# Data lines
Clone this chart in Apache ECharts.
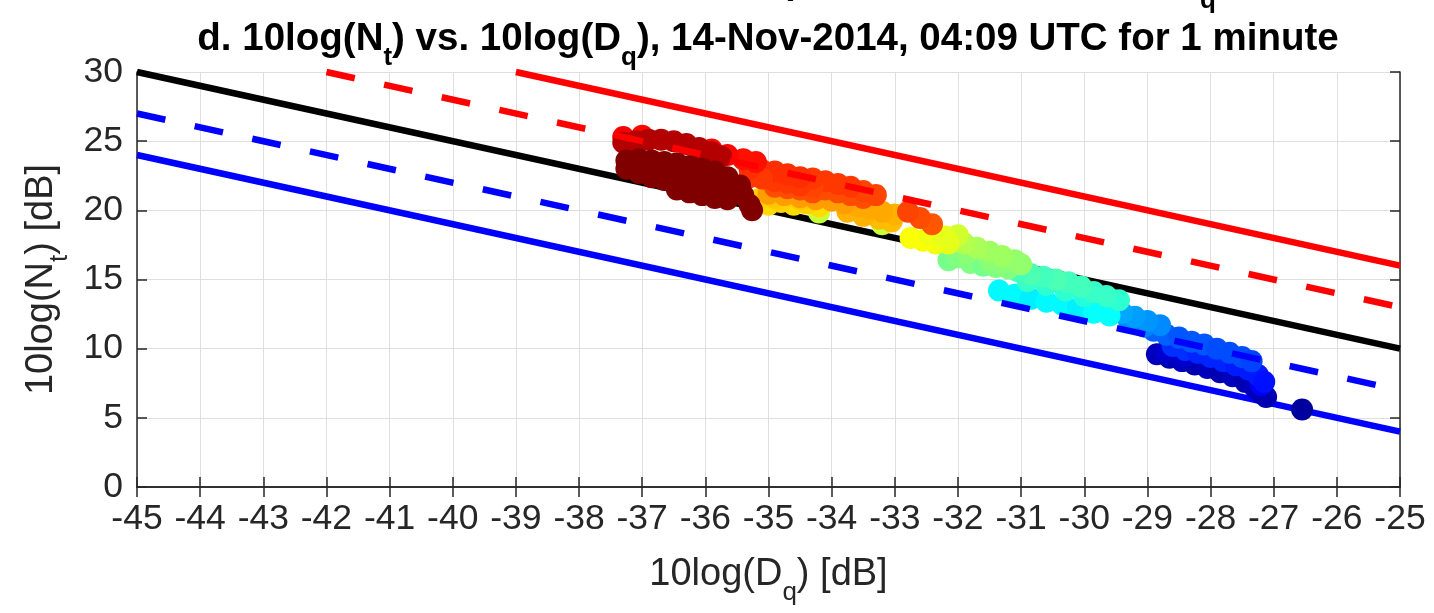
<!DOCTYPE html>
<html>
<head>
<meta charset="utf-8">
<script src="https://cdn.jsdelivr.net/npm/echarts@6/dist/echarts.min.js"></script>
<style>
  html, body { margin: 0; padding: 0; background: #ffffff; }
  #chart { width: 1434px; height: 613px; }
</style>
</head>
<body>
<div id="chart"></div>
<script>
// Axis ranges and tick spacing (dB)
const xRange = [-45, -25];
const yRange = [0, 30];
const xStep = 1;
const yStep = 5;

// Reference lines, given by their end points [x0, x1] / [y0, y1]
const blackLineX = [-45, -25], blackLineY = [30, 10];
const redSolidX = [-39, -25], redSolidY = [30, 16];
const redDashX = [-42, -25], redDashY = [30, 13];
const blueDashX = [-45, -25], blueDashY = [27, 7];
const blueSolidX = [-45, -25], blueSolidY = [24, 4];

// One-minute samples, in drawing order:
// 10log(Dq) [dB], 10log(Nt) [dB] and colour index (0..1 on the jet scale)
const dqDb = [
  -26.55,
  -28.85, -28.65, -28.45, -28.25, -28.05, -27.85, -27.65, -27.45, -27.3, -27.2, -27.12, -28.7, -28.4,
  -27.2,
  -28.6, -28.4, -28.2, -28.0, -27.8, -27.6, -27.4, -27.25, -27.15,
  -28.9, -28.7, -28.5, -28.3, -28.1, -27.9, -27.7, -27.5, -27.35,
  -29.05, -29.3, -28.8, -29.0, -29.2, -29.4, -29.6,
  -31.35, -31.1, -30.85, -30.6, -30.35, -30.1, -29.85, -29.6,
  -30.0, -30.3, -30.6, -30.9, -29.45, -29.65, -29.85, -30.05, -30.25, -30.45, -30.65, -30.85, -31.05,
  -32.15, -32.0, -31.8, -31.6, -31.4, -31.2, -31.85, -31.5, -31.3, -31.0, -31.1, -31.3, -31.5, -31.7, -31.9, -32.1,
  -34.2, -33.2, -32.0,
  -32.15, -32.35, -32.55, -32.75, -32.45, -32.2,
  -35.7, -35.0, -34.6, -34.2, -35.15, -34.8, -34.4, -34.9, -34.5,
  -33.05, -33.25, -33.5, -33.75, -33.0, -33.2, -33.4, -33.6, -33.8, -34.0, -34.25, -34.5, -34.75, -35.0,
  -32.41, -32.6, -32.79,
  -34.9, -34.7, -34.5, -34.3, -34.1, -33.9, -33.7, -33.5,
  -33.3, -33.5, -33.7, -33.9, -34.1, -34.3, -34.5, -34.7, -34.9, -34.3, -34.5, -34.7, -34.9, -35.1, -35.1, -35.3, -35.3,
  -35.2, -35.4, -35.65, -35.9, -37.0, -37.3,
  -37.3, -37.1, -36.9, -36.7, -36.5, -36.3, -36.1, -35.9, -35.75,
  -37.25, -37.25,
  -37.05, -37.05, -37.05,
  -36.85, -36.85, -36.85,
  -36.65, -36.65, -36.65,
  -36.45, -36.45, -36.45, -36.45,
  -36.25, -36.25, -36.25, -36.25,
  -36.05, -36.05, -36.05, -36.05,
  -35.85, -35.85, -35.85, -35.85,
  -35.65, -35.65, -35.65,
  -35.45, -35.4, -35.3, -35.26
];
const ntDb = [
  5.6,
  9.6, 9.35, 9.1, 8.85, 8.6, 8.3, 8.0, 7.6, 7.2, 6.8, 6.5, 9.8, 9.5,
  7.4,
  10.2, 9.9, 9.7, 9.4, 9.1, 8.8, 8.5, 8.1, 7.6,
  11.3, 11.0, 10.8, 10.5, 10.3, 10.0, 9.7, 9.4, 9.1,
  11.6, 12.1, 11.7, 12.0, 12.3, 12.6, 12.9,
  14.2, 13.9, 13.6, 13.4, 13.2, 12.9, 12.6, 12.4,
  13.8, 14.2, 14.6, 14.9, 13.5, 13.8, 14.1, 14.5, 14.8, 15.0, 15.2, 15.4, 15.6,
  16.4, 16.6, 16.2, 16.0, 15.9, 15.8, 16.9, 16.4, 16.2, 16.1, 16.4, 16.7, 17.0, 17.3, 17.6, 18.0,
  19.85, 19.0, 18.2,
  17.6, 17.6, 17.8, 18.0, 18.2, 18.1,
  21.4, 20.4, 20.4, 20.3, 20.8, 20.6, 20.5, 20.9, 20.8,
  19.2, 19.4, 19.6, 19.9, 19.7, 19.9, 20.1, 20.3, 20.5, 20.7, 20.8, 20.95, 21.1, 21.2,
  19.0, 19.45, 19.9,
  21.7, 21.6, 21.5, 21.3, 21.5, 21.3, 21.1, 20.9,
  21.1, 21.4, 21.7, 21.9, 22.1, 21.7, 21.8, 22.0, 22.1, 22.3, 22.4, 22.6, 22.8, 22.9, 22.3, 22.4, 23.0,
  23.5, 23.7, 24.0, 24.4, 25.4, 25.3,
  24.9, 25.0, 25.1, 25.1, 25.0, 24.8, 24.5, 24.2, 23.9,
  23.6, 23.0,
  23.7, 23.1, 22.7,
  23.6, 23.0, 22.4,
  23.5, 22.9, 22.2,
  23.4, 22.7, 22.0, 21.5,
  23.2, 22.6, 21.9, 21.3,
  23.0, 22.4, 21.7, 21.1,
  22.8, 22.1, 21.5, 20.9,
  22.4, 21.8, 20.8,
  21.8, 21.1, 20.4, 20.0
];
const colorIdx = [
  0.03,
  0.06, 0.05, 0.06, 0.05, 0.06, 0.05, 0.06, 0.05, 0.06, 0.05, 0.05, 0.08, 0.08,
  0.12,
  0.17, 0.17, 0.16, 0.16, 0.16, 0.15, 0.15, 0.15, 0.14,
  0.22, 0.22, 0.21, 0.21, 0.21, 0.2, 0.2, 0.2, 0.19,
  0.25, 0.26, 0.26, 0.27, 0.28, 0.29, 0.3,
  0.37, 0.37, 0.36, 0.37, 0.37, 0.36, 0.38, 0.38,
  0.41, 0.42, 0.42, 0.43, 0.42, 0.43, 0.43, 0.44, 0.44, 0.45, 0.44, 0.45, 0.44,
  0.49, 0.5, 0.5, 0.49, 0.5, 0.5, 0.51, 0.51, 0.51, 0.52, 0.52, 0.53, 0.53, 0.54, 0.55, 0.56,
  0.57, 0.57, 0.58,
  0.6, 0.61, 0.62, 0.62, 0.61, 0.6,
  0.64, 0.66, 0.66, 0.66, 0.67, 0.67, 0.67, 0.68, 0.68,
  0.69, 0.69, 0.7, 0.7, 0.7, 0.71, 0.71, 0.71, 0.72, 0.72, 0.72, 0.72, 0.72, 0.72,
  0.79, 0.8, 0.81,
  0.8, 0.8, 0.8, 0.8, 0.8, 0.8, 0.8, 0.8,
  0.81, 0.81, 0.82, 0.82, 0.82, 0.81, 0.82, 0.82, 0.82, 0.82, 0.83, 0.83, 0.83, 0.83, 0.82, 0.82, 0.83,
  0.86, 0.86, 0.87, 0.87, 0.87, 0.88,
  0.95, 0.95, 0.95, 0.95, 0.95, 0.95, 0.95, 0.95, 0.95,
  1, 1,
  1, 1, 1,
  1, 1, 1,
  1, 1, 1,
  1, 1, 1, 1,
  1, 1, 1, 1,
  1, 1, 1, 1,
  1, 1, 1, 1,
  1, 1, 1,
  1, 1, 1, 1
];

// MATLAB-style jet colour map
const jetColors = ['#000080', '#0000ff', '#0080ff', '#00ffff', '#80ff80', '#ffff00', '#ff8000', '#ff0000', '#800000'];

const FONT = "'Liberation Sans', Arial, Helvetica, sans-serif";
const AXIS_COLOR = '#262626';
const LW = 6.5;
const DASH = [29, 30];

const samples = dqDb.map((x, i) => [x, ntDb[i], colorIdx[i]]);
const seg = (xs, ys) => xs.map((x, i) => [x, ys[i]]);

function lineSeries(xs, ys, color, dashed, z) {
  return {
    type: 'line',
    data: seg(xs, ys),
    showSymbol: false,
    symbol: 'none',
    silent: true,
    z: z,
    lineStyle: { color: color, width: LW, type: dashed ? DASH : 'solid', cap: 'butt' }
  };
}

// subscript text: smaller and pushed below the baseline
const subStyle = (color, bold) => ({
  fontFamily: FONT, fontSize: 26, color: color, fontWeight: bold ? 'bold' : 'normal',
  padding: [36, 0, 0, 0], lineHeight: 26
});

const chart = echarts.init(document.getElementById('chart'), null, { renderer: 'canvas' });

const tickCommon = {
  axisLine: { show: true, lineStyle: { color: AXIS_COLOR, width: 1.5 } },
  axisTick: { show: true, inside: true, length: 10, lineStyle: { color: AXIS_COLOR, width: 1.5 } }
};

chart.setOption({
  animation: false,
  backgroundColor: '#ffffff',
  grid: { left: 137, right: 34, top: 72, bottom: 126, containLabel: false },
  xAxis: [
    Object.assign({
      type: 'value', min: xRange[0], max: xRange[1], interval: xStep, position: 'bottom',
      axisLabel: { fontSize: 35.5, color: AXIS_COLOR, fontFamily: FONT, margin: 14 },
      splitLine: { show: true, lineStyle: { color: '#dfdfdf', width: 1 } },
      name: '10log(D{s|q}) [dB]',
      nameLocation: 'middle',
      nameGap: 69,
      nameTextStyle: {
        fontFamily: FONT, fontSize: 38, color: AXIS_COLOR,
        rich: { s: subStyle(AXIS_COLOR, false) }
      }
    }, tickCommon),
    Object.assign({
      type: 'value', min: xRange[0], max: xRange[1], interval: xStep, position: 'top',
      axisLabel: { show: false }, splitLine: { show: false }
    }, tickCommon)
  ],
  yAxis: [
    Object.assign({
      type: 'value', min: yRange[0], max: yRange[1], interval: yStep, position: 'left',
      axisLabel: { fontSize: 35.5, color: AXIS_COLOR, fontFamily: FONT, margin: 14 },
      splitLine: { show: true, lineStyle: { color: '#dfdfdf', width: 1 } },
      name: '10log(N{s|t}) [dB]',
      nameLocation: 'middle',
      nameGap: 72,
      nameTextStyle: {
        fontFamily: FONT, fontSize: 38, color: AXIS_COLOR,
        rich: { s: subStyle(AXIS_COLOR, false) }
      }
    }, tickCommon),
    Object.assign({
      type: 'value', min: yRange[0], max: yRange[1], interval: yStep, position: 'right',
      axisLabel: { show: false }, splitLine: { show: false }
    }, tickCommon)
  ],
  visualMap: {
    type: 'continuous', show: false, dimension: 2, min: 0, max: 1,
    seriesIndex: 2, inRange: { color: jetColors }
  },
  series: [
    lineSeries(blackLineX, blackLineY, '#000000', false, 1),
    lineSeries(blueSolidX, blueSolidY, '#0000ff', false, 1),
    {
      type: 'scatter',
      data: samples,
      symbol: 'circle',
      symbolSize: 22,
      z: 2,
      silent: true,
      itemStyle: { opacity: 1, borderWidth: 0 }
    },
    lineSeries(redSolidX, redSolidY, '#ff0000', false, 3),
    lineSeries(redDashX, redDashY, '#ff0000', true, 3),
    lineSeries(blueDashX, blueDashY, '#0000ff', true, 3)
  ],
  graphic: [
    {
      type: 'text', x: 768, y: 20, silent: true,
      style: {
        text: 'd. 10log(N{s|t}) vs. 10log(D{s|q}), 14-Nov-2014, 04:09 UTC for 1 minute',
        fontFamily: FONT, fontSize: 38.5, fontWeight: 'bold', fill: '#000000',
        textAlign: 'center', textVerticalAlign: 'top',
        rich: { s: Object.assign(subStyle('#000000', true), { fill: '#000000' }) }
      }
    },
    {
      type: 'text', x: 787, y: -36, silent: true,
      style: { text: '(', fontFamily: FONT, fontSize: 38, fontWeight: 'bold', fill: '#000000', textAlign: 'center', textVerticalAlign: 'top' }
    },
    {
      type: 'text', x: 1208, y: -12, silent: true,
      style: { text: 'q', fontFamily: FONT, fontSize: 26, fontWeight: 'bold', fill: '#000000', textAlign: 'center', textVerticalAlign: 'top' }
    }
  ]
});
</script>
</body>
</html>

# What you need to do
Leave out any pictures, please, and quote only the lines from the top of the data through the line that contains "const blueSolidX = [-45, -25], blueSolidY".

# Task response
Clone this chart in Apache ECharts.
<!DOCTYPE html>
<html>
<head>
<meta charset="utf-8">
<script src="https://cdn.jsdelivr.net/npm/echarts@6/dist/echarts.min.js"></script>
<style>
  html, body { margin: 0; padding: 0; background: #ffffff; }
  #chart { width: 1434px; height: 613px; }
</style>
</head>
<body>
<div id="chart"></div>
<script>
// Axis ranges and tick spacing (dB)
const xRange = [-45, -25];
const yRange = [0, 30];
const xStep = 1;
const yStep = 5;

// Reference lines, given by their end points [x0, x1] / [y0, y1]
const blackLineX = [-45, -25], blackLineY = [30, 10];
const redSolidX = [-39, -25], redSolidY = [30, 16];
const redDashX = [-42, -25], redDashY = [30, 13];
const blueDashX = [-45, -25], blueDashY = [27, 7];
const blueSolidX = [-45, -25], blueSolidY = [24, 4];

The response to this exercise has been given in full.